The Wellstone plane was operated by two experienced pilots. It was said that visibility was poor. But it was possible to see for 2½ miles. When the plane came under the lowest cloud layer at 700 feet, the airport would have been in view. On CNN, the anchor kept talking about ice on the plane’s wings while the on-scene reporter repeatedly said it was not quite cold enough for that condition. However at the 9-11,000 feet level there would have been some icing. Another pilot landed a slightly larger aircraft there a few hours later and said he encountered light icing at 10,000 feet but that it was not a problem. A National Center for Atmospheric Research scientist discounted the icing theory. At any rate, the plane was equipped with deicing equipment, and people used to flying in Minnesota would have used it routinely. A “black box” was never found and the National Transportation Safety Board claimed there probably was none aboard the plane. However, planes of that type were required to carry them.
Plane crashes are a very good way to eliminate people. There is little evidence and few or no witnesses. They are investigated by government employees, who are subjected to all sorts of pressures. One of the two pilots was very highly rated and had a great deal of experience, and the other was well qualified.

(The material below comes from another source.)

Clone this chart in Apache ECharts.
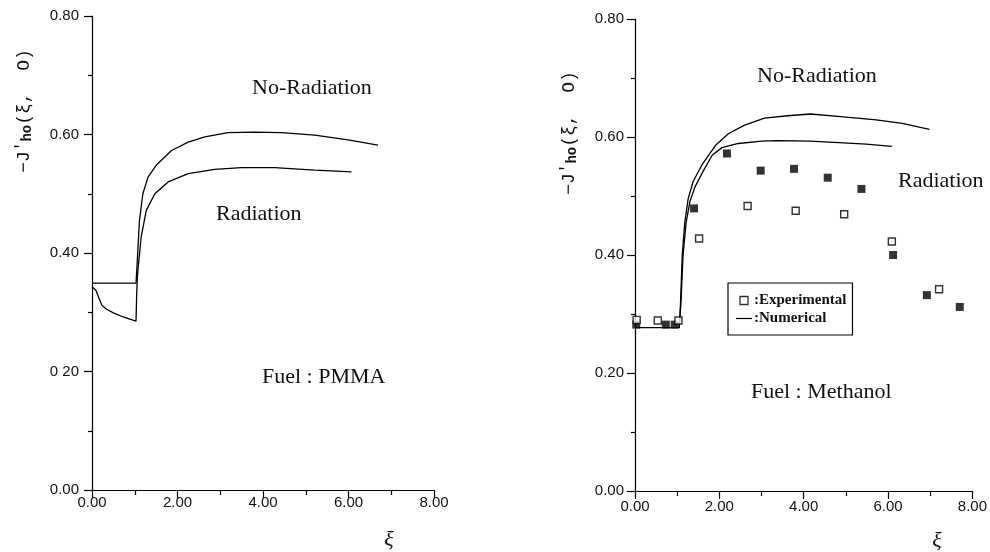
<!DOCTYPE html>
<html>
<head>
<meta charset="utf-8">
<script src="https://cdn.jsdelivr.net/npm/echarts@6/dist/echarts.min.js"></script>
<style>html,body{margin:0;padding:0;background:#fff}#c{width:990px;height:552px}</style>
</head>
<body>
<div id="c"></div>
<script>
// ---- data (xi, -J'ho) ----
const xTicks = [0, 2, 4, 6, 8];
const yTicksLeft = ['0.00', '0 20', '0.40', '0.60', '0.80'];
const yTicksRight = ['0.00', '0.20', '0.40', '0.60', '0.80'];

const pmmaNoRad = [[0,0.349],[1.03,0.349],[1.06,0.388],[1.11,0.455],[1.19,0.500],[1.31,0.528],[1.50,0.548],[1.86,0.573],[2.25,0.587],[2.64,0.596],[3.18,0.603],[3.80,0.604],[4.43,0.603],[5.21,0.599],[5.99,0.591],[6.69,0.582]];
const pmmaRad = [[0,0.343],[0.09,0.337],[0.15,0.326],[0.23,0.312],[0.34,0.305],[0.50,0.299],[0.73,0.292],[1.03,0.285],[1.045,0.330],[1.06,0.358],[1.08,0.375],[1.15,0.427],[1.27,0.472],[1.47,0.500],[1.78,0.520],[2.25,0.534],[2.87,0.541],[3.49,0.544],[4.27,0.544],[5.21,0.540],[6.07,0.537]];

const methNoRad = [[0,0.277],[1.05,0.277],[1.08,0.320],[1.12,0.400],[1.18,0.455],[1.26,0.495],[1.38,0.525],[1.59,0.553],[1.91,0.586],[2.22,0.606],[2.60,0.620],[3.07,0.632],[3.62,0.636],[4.16,0.639],[4.94,0.634],[5.72,0.629],[6.34,0.623],[6.98,0.613]];
const methRad = [[1.05,0.277],[1.09,0.320],[1.14,0.400],[1.21,0.454],[1.30,0.490],[1.42,0.515],[1.60,0.540],[1.83,0.569],[2.06,0.582],[2.45,0.589],[3.00,0.593],[3.38,0.594],[4.16,0.593],[4.94,0.590],[5.48,0.588],[6.09,0.584]];
const methExpFilled = [[0.03,0.282],[0.73,0.282],[0.94,0.282],[1.40,0.479],[2.18,0.572],[2.98,0.543],[3.77,0.546],[4.57,0.531],[5.37,0.512],[6.12,0.400],[6.92,0.332],[7.70,0.312]];
const methExpOpen = [[0.04,0.290],[0.54,0.289],[1.03,0.289],[1.52,0.428],[2.67,0.483],[3.81,0.475],[4.96,0.469],[6.09,0.423],[7.21,0.342]];

const chart = echarts.init(document.getElementById('c'), null, {renderer: 'canvas'});
const tickFont = {color: '#111', fontFamily: 'Liberation Sans', fontSize: 15};
const axLine = {lineStyle: {color: '#000', width: 1.2}};

function xAxisCfg(grid, margin) {
  return {
    type: 'value', gridIndex: grid, min: 0, max: 8, interval: 2,
    axisLine: axLine,
    axisTick: {show: true, length: 8, inside: false, lineStyle: {color: '#000', width: 1.2}},
    minorTick: {show: true, splitNumber: 2, length: 5, lineStyle: {color: '#000', width: 1.2}},
    splitLine: {show: false},
    axisLabel: Object.assign({margin: margin, formatter: v => xTicks.indexOf(v) >= 0 ? v.toFixed(2) : ''}, tickFont)
  };
}
function yAxisCfg(grid, labels, margin) {
  return {
    type: 'value', gridIndex: grid, min: 0, max: 0.8, interval: 0.2,
    axisLine: axLine,
    axisTick: {show: true, length: 8, inside: false, lineStyle: {color: '#000', width: 1.2}},
    minorTick: {show: true, splitNumber: 2, length: 4, lineStyle: {color: '#000', width: 1.2}},
    splitLine: {show: false},
    axisLabel: Object.assign({margin: margin, formatter: v => labels[Math.round(v / 0.2)]}, tickFont)
  };
}
const lineStyle = {color: '#000', width: 1.3};
function lineSeries(name, data, idx) {
  return {type: 'line', name: name, xAxisIndex: idx, yAxisIndex: idx, data: data,
    symbol: 'none', smooth: false, lineStyle: lineStyle, itemStyle: {color: '#000'}, silent: true, animation: false};
}
const serif = 'Liberation Serif';
function label(text, x, y) {
  return {type: 'text', x: x, y: y, style: {text: text, fontFamily: serif, fontSize: 22, fill: '#111', align: 'left', verticalAlign: 'middle'}};
}
function yName(x, y) {
  return {type: 'text', x: x, y: y, rotation: Math.PI / 2,
    style: {text: '{a|−J}{p|′}{s|ho}{a|(ξ,  O)}', align: 'center', verticalAlign: 'middle', fill: '#111',
      rich: {a: {fontFamily: 'Liberation Mono', fontSize: 18, fill: '#111'},
             p: {fontFamily: 'Liberation Mono', fontSize: 16, fill: '#111', verticalAlign: 'top'},
             s: {fontFamily: 'Liberation Mono', fontSize: 14, fill: '#111', fontWeight: 'bold', padding: [6, 0, 0, 0]}}}};
}
function xiName(x, y) {
  return {type: 'text', x: x, y: y, style: {text: 'ξ', fontFamily: serif, fontStyle: 'italic', fontSize: 22, fill: '#111', align: 'center', verticalAlign: 'middle'}};
}

chart.setOption({
  animation: false,
  backgroundColor: '#fff',
  grid: [
    {left: 92, right: 556, top: 16, bottom: 62, containLabel: false},
    {left: 635, right: 12, top: 19, bottom: 61, containLabel: false}
  ],
  xAxis: [xAxisCfg(0, 5), xAxisCfg(1, 8)],
  yAxis: [yAxisCfg(0, yTicksLeft, 13), yAxisCfg(1, yTicksRight, 11)],
  legend: {
    left: 728, top: 283, orient: 'vertical',
    data: [
      {name: 'Experimental', icon: 'path://M0,0L8,0L8,8L0,8Z', itemStyle: {color: '#fff', borderColor: '#000', borderWidth: 1.3}},
      {name: 'Numerical', icon: 'path://M0,0L16,0L16,1.2L0,1.2Z', itemStyle: {color: '#000', borderWidth: 0}}
    ],
    symbolKeepAspect: true,
    formatter: n => ':' + n,
    itemWidth: 16, itemHeight: 8, itemGap: 3,
    padding: [10, 6, 9, 8],
    borderColor: '#000', borderWidth: 1.2, backgroundColor: '#fff',
    selectedMode: false,
    textStyle: {fontFamily: serif, fontWeight: 'bold', fontSize: 15, color: '#111', padding: [0, 0, 0, -3], lineHeight: 14}
  },
  series: [
    lineSeries('PMMA No-Radiation', pmmaNoRad, 0),
    lineSeries('PMMA Radiation', pmmaRad, 0),
    lineSeries('Numerical', methNoRad, 1),
    lineSeries('Numerical', methRad, 1),
    {type: 'scatter', name: 'Experimental (filled)', xAxisIndex: 1, yAxisIndex: 1, data: methExpFilled,
      symbol: 'rect', symbolSize: 8, itemStyle: {color: '#000'}, silent: true},
    {type: 'scatter', name: 'Experimental', xAxisIndex: 1, yAxisIndex: 1, data: methExpOpen,
      symbol: 'rect', symbolSize: 7, itemStyle: {color: '#fff', borderColor: '#000', borderWidth: 1.4}, silent: true, z: 3}
  ],
  graphic: [
    label('No-Radiation', 252, 88),
    label('Radiation', 216, 214),
    label('Fuel : PMMA', 262, 377),
    label('No-Radiation', 757, 76),
    label('Radiation', 898, 181),
    label('Fuel : Methanol', 751, 392),
    yName(24, 111),
    yName(569, 133),
    xiName(389, 540),
    xiName(937, 541)
  ]
});
</script>
</body>
</html>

If pilot error seems unlikely, we must look for another cause. It seems they lost the ability to control the craft, and it then crashed. At the time the plane dove and lost communications, a man nearby, driving to a funeral, experienced severe cell phone problems. He heard “between a roar and loud humming voice…oscillating…screeching and humming noise.” For hours after the crash there was blue smoke coming out of the plane’s fuselage, suggesting an electrical fire.
We know that the US has microwave weapons to knock out enemy weapons systems, and some have hypothesized that they were used here. There is no solid evidence to prove this.
FBI personnel arrived at the scene with extraordinary speed — one hour after the crash. Arriving at 11 a.m., they would have to have departed St. Paul at the same time the plane took off. Did they know in advance? An airport employee insisted they came from Minneapolis/St. Paul, but the FBI later insisted the agents came from Duluth, explaining their early arrival. On the other hand, their badges would have permitted them to travel at any speed they desired. They made it difficult for fire teams and AP photographers to take photos. Gary Ulman, the airport manager, said he did not call the FBI. (As soon as the plane broke radio contact, he took off in his own plane to look for it.)
If one studies the subject some, it seems that politicians have a greater chance of dying in air crashes than others. But this could be because they use small craft. A study done after the crash suggested that Democrats are almost twice as likely as Republicans to go down in air crashes. It also appears that Democrats and liberal Republicans have worse luck with airplanes than others. Some might recall that Democratic Senators Tom Daschle and Patrick Leahy were targeted with anthrax letters. Still, lacking proof that there was skullduggery, we should probably bow to the conventional wisdom that it was an accident. The fact that this writer and others feel the necessity to raise the subject, speaks volumes about the Age of the Second Bush.